Had I known Jobard’s background when I met her very briefly at that London tasting, I would have had so many questions for a woman who trained as an oenologist and whose family business is Pépinières Jobard, which has been propagating and selling vines in Rully for the last 60 years. (The word pépinière brings a rush of memories – I had to learn to pronounce pépinieriste to talk about my family in French oral exams at school, although my father grew tomatoes not vines.) She is probably tired of people pointing out that her mother Laurence Jobard was head winemaker at Joseph Drouhin for many years but since it is mentioned on her information-rich website, I am sure she is still proud of the fact. Her father, Roger Jobard, established the family's Rully vineyards in the 1970s. The photo below shows father and daughter in the vine nursery just after the plants had been grafted in May of last year for sale in the following November to April.

Since 2002 Claudie Jobard has been making her own wines in Rully, from family-owned vines and bought-in fruit. In 2011 she also became head winemaker at Domaine Gabriel Billard, which is run by Claudie’s mother and aunt (Laurence and Mireille, daughters of Gabriel).
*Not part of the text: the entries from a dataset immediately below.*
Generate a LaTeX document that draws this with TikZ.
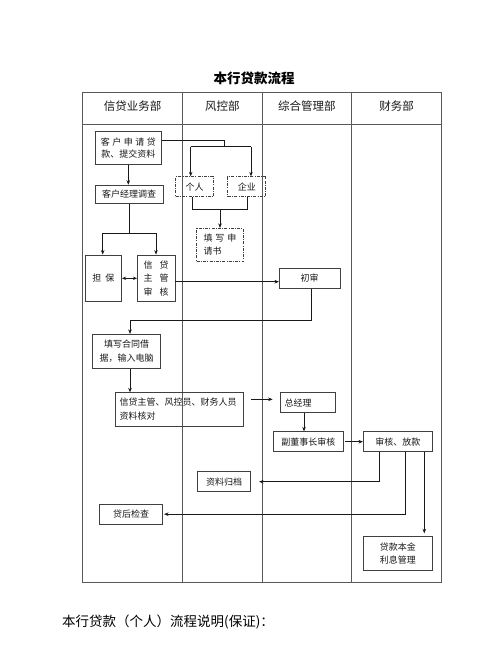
\documentclass[tikz,border=0pt]{standalone}
\usepackage{fontspec}
\newfontfamily\cjk{Noto Sans CJK SC}
\usetikzlibrary{arrows.meta,calc}
\begin{document}
\begin{tikzpicture}[x=1pt,y=-1pt,
  frame/.style={draw=black!65, line width=0.9pt},
  box/.style={draw=black!75, line width=0.75pt, font=\cjk\fontsize{9}{12}\selectfont, text=black!90, inner sep=1pt, align=center},
  dbox/.style={box, dash pattern=on 3pt off 1.3pt on 0.8pt off 1.3pt},
  conn/.style={draw=black!90, line width=0.65pt},
  arr/.style={conn, -{Stealth[length=4.5pt,width=3.6pt]}},
  hdr/.style={font=\cjk\fontsize{11.5}{13}\selectfont, text=black!90}
]
\useasboundingbox (0,0) rectangle (500,657);
\fill[white] (0,0) rectangle (500,657);
% title
\node[font=\cjk\bfseries\fontsize{13.5}{15}\selectfont] (title) at (254,78) {本行贷款流程};
% frame
\draw[frame] (82.7,92.3) rectangle (441.3,582.7);
\draw[frame] (82.7,124) -- (441.3,124);
\draw[frame] (182.7,92.3) -- (182.7,582.7);
\draw[frame] (262,92.3) -- (262,582.7);
\draw[frame] (351.7,92.3) -- (351.7,582.7);
\node[hdr] (h1) at (132.7,106) {信贷业务部};
\node[hdr] (h2) at (222.3,106) {风控部};
\node[hdr] (h3) at (306.8,106) {综合管理部};
\node[hdr] (h4) at (396.5,106) {财务部};
% nodes
\node[box, minimum width=66.7pt, minimum height=32.6pt] (n1) at (128.3,148) {客\kern2.5pt 户\kern2.5pt 申\kern2.5pt 请\kern2.5pt 贷\\款、提交资料};
\node[box, minimum width=68.3pt, minimum height=18.3pt] (n2) at (129.2,194.2) {客户经理调查};
\node[dbox, minimum width=37.6pt, minimum height=20pt] (n3) at (194.5,186.7) {个人};
\node[dbox, minimum width=38pt, minimum height=20pt] (n4) at (246.8,186.7) {企业};
\node[dbox, minimum width=46.6pt, minimum height=33.4pt, align=left, font=\cjk\fontsize{9}{13}\selectfont] (n5) at (220,245) {填\kern3pt 写\kern3pt 申\\请书};
\node[box, minimum width=36.7pt, minimum height=46.7pt] (n6) at (103.3,278.3) {担\kern4pt 保};
\node[box, minimum width=37.7pt, minimum height=46.7pt, font=\cjk\fontsize{9}{13.4}\selectfont] (n7) at (156.2,278.3) {信\kern7pt 贷\\主\kern7pt 管\\审\kern7pt 核};
\node[box, minimum width=60.7pt, minimum height=20pt] (n8) at (309.7,278.3) {初审};
\node[box, minimum width=68.4pt, minimum height=34pt, font=\cjk\fontsize{9}{13.5}\selectfont] (n9) at (126.5,351.3) {填写合同借\\据，输入电脑};
\node[box, minimum width=128.3pt, minimum height=33.3pt, align=left, text width=119pt, inner sep=3.5pt, font=\cjk\fontsize{9}{13.5}\selectfont] (n10) at (179.2,409.3) {信贷主管、风控员、财务人员\\资料核对};
\node[box, minimum width=55pt, minimum height=20pt, align=left, text width=46pt, inner sep=4pt] (n11) at (307.5,402.7) {总经理};
\node[box, minimum width=70pt, minimum height=20pt] (n12) at (308.3,441.7) {副董事长审核};
\node[box, minimum width=69pt, minimum height=20pt] (n13) at (397.8,441.7) {审核、放款};
\node[box, minimum width=53.4pt, minimum height=20pt] (n14) at (224,481.7) {资料归档};
\node[box, minimum width=63.4pt, minimum height=19.7pt] (n15) at (131,514.2) {贷后检查};
\node[box, minimum width=69pt, minimum height=33.3pt, font=\cjk\fontsize{9}{13.5}\selectfont] (n16) at (397.8,553.3) {贷款本金\\利息管理};
% connectors
\coordinate (c1) at (224,146.7);
\coordinate (c2) at (190.7,146.7);
\coordinate (c3) at (251,146.7);
\coordinate (c4) at (220,209.3);
\coordinate (c5) at (129.2,233);
\coordinate (c6) at (102.7,233);
\coordinate (c7) at (156,233);
\draw[conn] (n1.east |- 0,140) -| (c1);
\draw[conn] (c2) -- (c3);
\draw[arr] (c2) -- (c2 |- n3.north);
\draw[arr] (c3) -- (c3 |- n4.north);
\draw[conn] (192.7,200 |- n3.south) |- (247.3,209.3) -- (247.3,200 |- n4.south);
\draw[arr] (c4) -- (n5.north);
\draw[arr] (n1.south) -- (n1.south |- n2.north);
\draw[conn] (n2.south) -- (c5);
\draw[conn] (c6) -- (c7);
\draw[arr] (c6) -- (c6 |- n6.north);
\draw[arr] (c7) -- (c7 |- n7.north);
\draw[conn, {Stealth[length=4pt,width=3.4pt]}-{Stealth[length=4pt,width=3.4pt]}] (n6.east) -- (n7.west);
\draw[arr] (n7.east |- 0,281.7) -- (n8.west |- 0,281.7);
\draw[arr] (311.7,300 |- n8.south) |- (130,320.7) -- (130,330 |- n9.north);
\draw[arr] (130,360 |- n9.south) -- (130,390 |- n10.north);
\draw[arr, shorten >=7pt] ([xshift=7pt]n10.east |- 0,399.3) -- (n11.west |- 0,399.3);
\draw[arr] (304,410 |- n11.south) -- (304,430 |- n12.north);
\draw[arr, shorten <=1.5pt] (n12.east) -- (n13.west);
\draw[arr, shorten >=8pt] ([xshift=-18.5pt]n13.south) |- (n14.east);
\draw[arr, shorten >=1pt] ([xshift=7.9pt]n13.south) |- (n15.east);
\draw[arr, shorten >=3pt] ([xshift=26.5pt]n13.south) -- ([xshift=26.5pt]n16.north);
% bottom text
\node[font=\cjk\fontsize{13.5}{16}\selectfont, anchor=west, inner sep=0pt] (foot) at (62,622) {本行贷款（个人）流程说明(保证)：};
\end{tikzpicture}
\end{document}
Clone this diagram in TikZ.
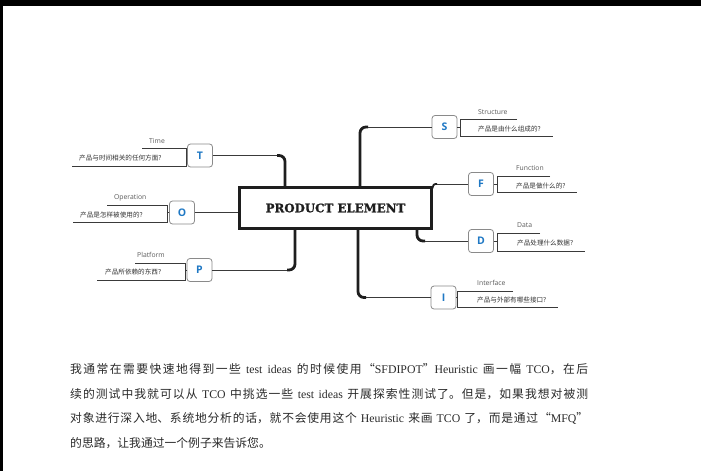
\documentclass[tikz,border=0pt]{standalone}
\usepackage{fontspec}
\setmainfont{Liberation Serif}
\newfontfamily\cjk{Noto Sans CJK SC}
\newfontfamily\lblfont{Open Sans}
\newfontfamily\slab{DejaVu Serif Bold}[FakeBold=1.2]
\XeTeXlinebreaklocale "zh"
\XeTeXlinebreakskip=0pt plus 1pt
\definecolor{letterblue}{HTML}{1F78C4}
\definecolor{boxgray}{HTML}{8A8A8A}
\definecolor{mainline}{HTML}{1E1E1E}
\definecolor{trunkcol}{HTML}{1E1E1E}
\definecolor{branchcol}{HTML}{3A3A3A}
\definecolor{engray}{HTML}{5A5A5A}
\definecolor{zhgray}{HTML}{333333}
\definecolor{paratext}{HTML}{2A2A2A}
\tikzset{
  letterbox/.style={draw=boxgray, line width=0.8pt, rounded corners=3pt,
    minimum width=25pt, minimum height=23pt, inner sep=0pt,
    font=\lblfont\bfseries\fontsize{10.5}{10.5}\selectfont, text=letterblue},
  trunk/.style={line width=2.8pt, draw=trunkcol, rounded corners=6pt},
  branch/.style={line width=0.9pt, draw=branchcol},
  brk/.style={line width=0.9pt, draw=branchcol},
  en/.style={font=\lblfont\fontsize{6.8}{7}\selectfont, text=engray, inner sep=0pt, anchor=west},
  zh/.style={font=\cjk\fontsize{6.6}{7}\selectfont, text=zhgray, inner sep=0pt, anchor=west},
}
\begin{document}
\begin{tikzpicture}[x=1pt,y=-1pt]
\useasboundingbox (0,0) rectangle (701,471);
\fill[white] (0,0) rectangle (701,471);
\fill[black] (0,0) rectangle (701,6);
\fill[black] (0,0) rectangle (2.5,471);

% central box
\node[draw=mainline, line width=3pt, minimum width=192pt, minimum height=41pt,
  inner sep=0pt, font=\slab\fontsize{11.8}{11.8}\selectfont, text=mainline]
  (pe) at (335.5,208) {PRODUCT ELEMENT};

% letter boxes
\node[letterbox] (T) at (200,155.5) {T};
\node[letterbox] (O) at (182,212.5) {O};
\node[letterbox] (P) at (199.5,270) {P};
\node[letterbox] (S) at (444.5,127) {S};
\node[letterbox] (F) at (481,184) {F};
\node[letterbox] (D) at (481,241) {D};
\node[letterbox] (I) at (443.5,297.5) {I};

% connectors
\coordinate (xT) at (285,0);  \coordinate (kT) at (277,155.5);
\draw[trunk] (pe.north -| xT) |- (kT);
\draw[branch] (kT) -- (T.east);

\draw[branch] (O.east) -- (O.east -| pe.west);

\coordinate (xP) at (295,0);  \coordinate (kP) at (287,270);
\draw[trunk] (pe.south -| xP) |- (kP);
\draw[branch] (kP) -- (P.east);

\coordinate (xS) at (360,0);  \coordinate (kS) at (368,127);
\draw[trunk] (pe.north -| xS) |- (kS);
\draw[branch] (kS) -- (S.west);

\coordinate (kF) at (437,184);
\draw[trunk, line width=1.8pt, rounded corners=2.5pt] (pe.north east) |- (kF);
\draw[branch] (kF) -- (F.west);

\coordinate (xD) at (417,0);  \coordinate (kD) at (425,241);
\draw[trunk] (pe.south -| xD) |- (kD);
\draw[branch] (kD) -- (D.west);

\coordinate (xI) at (358,0);  \coordinate (kI) at (366,297.5);
\draw[trunk] (pe.south -| xI) |- (kI);
\draw[branch] (kI) -- (I.west);

% brackets and labels: T
\draw[brk] (T.west) -- (186,155.5);
\draw[brk] (142,148) -- (186,148) -- (186,166) -- (72,166);
\node[en] (tT) at (149,141) {Time};
\node[zh] (qT) at (79,158) {产品与时间相关的任何方面?};
% O
\draw[brk] (O.west) -- (167,212.5);
\draw[brk] (107,205) -- (167,205) -- (167,222) -- (73,222);
\node[en] (tO) at (114,198) {Operation};
\node[zh] (qO) at (80,215) {产品是怎样被使用的?};
% P
\draw[brk] (P.west) -- (185,270);
\draw[brk] (135,263) -- (185,263) -- (185,280) -- (97,280);
\node[en] (tP) at (137,255) {Platform};
\node[zh] (qP) at (105,272) {产品所依赖的东西?};
% S
\draw[brk] (S.east) -- (460,127);
\draw[brk] (517,119) -- (460,119) -- (460,136) -- (553,136);
\node[en] (tS) at (478,112) {Structure};
\node[zh] (qS) at (478,129) {产品是由什么组成的?};
% F
\draw[brk] (F.east) -- (497,184);
\draw[brk] (550,176) -- (497,176) -- (497,192) -- (577,192);
\node[en] (tF) at (516,168) {Function};
\node[zh] (qF) at (516,186) {产品是做什么的?};
% D
\draw[brk] (D.east) -- (497,241);
\draw[brk] (540,233) -- (497,233) -- (497,251) -- (585,251);
\node[en] (tD) at (517,225) {Data};
\node[zh] (qD) at (517,243) {产品处理什么数据?};
% I
\draw[brk] (I.east) -- (457,297.5);
\draw[brk] (513,291) -- (457,291) -- (457,307) -- (558,307);
\node[en] (tI) at (477,283) {Interface};
\node[zh] (qI) at (477,300) {产品与外部有哪些接口?};

% paragraph
\node[anchor=base west, text width=518pt, align=justify, inner sep=0pt,
  text=paratext, font=\fontsize{11.8}{24.5}\selectfont] (para) at (70,373.5)
{{\cjk 我通常在需要快速地得到一些} test ideas {\cjk 的时候使用“}SFDIPOT{\cjk ”}Heuristic {\cjk 画一幅} TCO{\cjk ，在后}\linebreak
{\cjk 续的测试中我就可以从} TCO {\cjk 中挑选一些} test ideas {\cjk 开展探索性测试了。但是，如果我想对被测}\linebreak
{\cjk 对象进行深入地、系统地分析的话，就不会使用这个} Heuristic {\cjk 来画} TCO {\cjk 了，而是通过“}MFQ{\cjk ”}\linebreak
{\cjk 的思路，让我通过一个例子来告诉您。}};
\end{tikzpicture}
\end{document}
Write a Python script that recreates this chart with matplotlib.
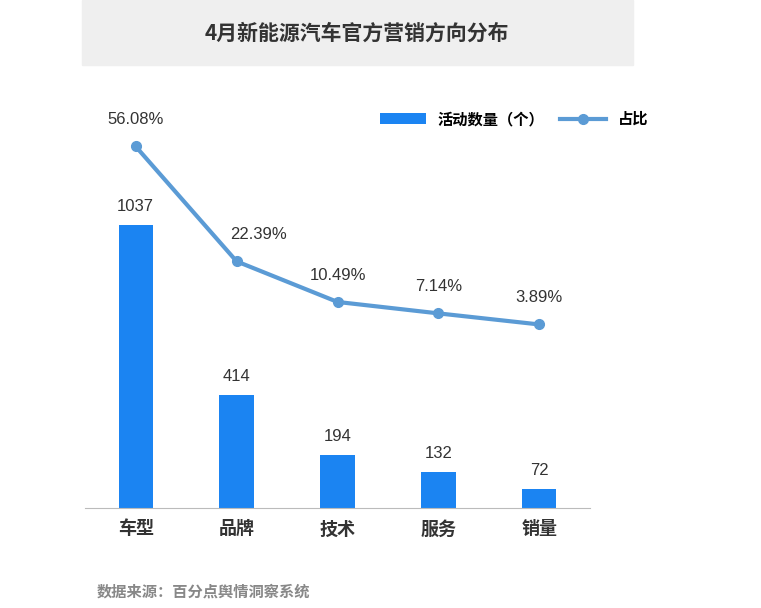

In the same year, she took over full responsibility for three hectares of family vineyards in Beaune and Pommard (Pommard Village, Pommard Premier Cru Les Charmots, Beaune Premier Cru Les Épenotes), and she bottles the wines from these appellations both under her own label and under that of Domaine Gabriel Billard. As if that weren’t enough to keep her busy, since 2005 Claudie has been consultant oenologist to Remoissenet Père et Fils, which makes approximately 700 barrels of wine per year.

Now to the wine. The cask sample was fragrant, even more so than the En Villerange tasted alongside, not just lively citrus but also a hint of white blossom and orange. The rich, creamy intensity was beautifully balanced by excellent freshness.

Tasting it in bottle this morning, six months later, the wine is just as delicious with no loss of generosity and still that zesty fresh finish. There is just a hint of cedar from the oak as well as all those other seductive aromas. For anyone getting tired of struck-match reductive characteristics – which I generally enjoy but are occasionally in excess – this is a wine of great purity, with the winemaking very much in the background and the fruit to the fore, though the oak is still a shaping factor at this young age. I originally scored this wine 17 but today I am tempted to go up a notch to 17.5, and I’d suggest it has the depth and refinement to age well over the next 5-8 years.

Les Cloux Premier Cru is one of Rully’s best sites and Claudie Jobard buys the fruit from a regular source. The vines are 50-60 years old, planted on an east-facing, pebble-rich slope. The wine was fermented in 342-litre oak barrels, of which just 25% were new, and aged 16 months therein.

In the UK, this wine is available from its importer Haynes Hanson & Clark for £23.40 a bottle (£20.79 when you buy 12). It is imported into the US by Pigniatello in Ashville, NC (contact steve@pcommswines.com for precise availability), and Domaine et Saveurs Collection in Beaune tell me the wine is also imported by Free Run Seattle, The Country Vintner/Winebow and Fruits of the Wines in New York. Wine House San Francisco and Chambers Street Wines (NYC) sell Claudie Jobard’s wines but not (yet) this one. You can also find it in online in Belgium chez Frank Fissette. It is apparently also available in Holland via Wijnkoperij Streuer in Grollo.

After the rise and rise of St-Aubin, maybe Rully is the next village to watch for great-value white burgundy such as this. Other Claudie Jobard 2013 wines that I tasted en primeur and that seemed particularly good were the white Rully En Villerange and the red Les Charmots Pommard Premier Cru.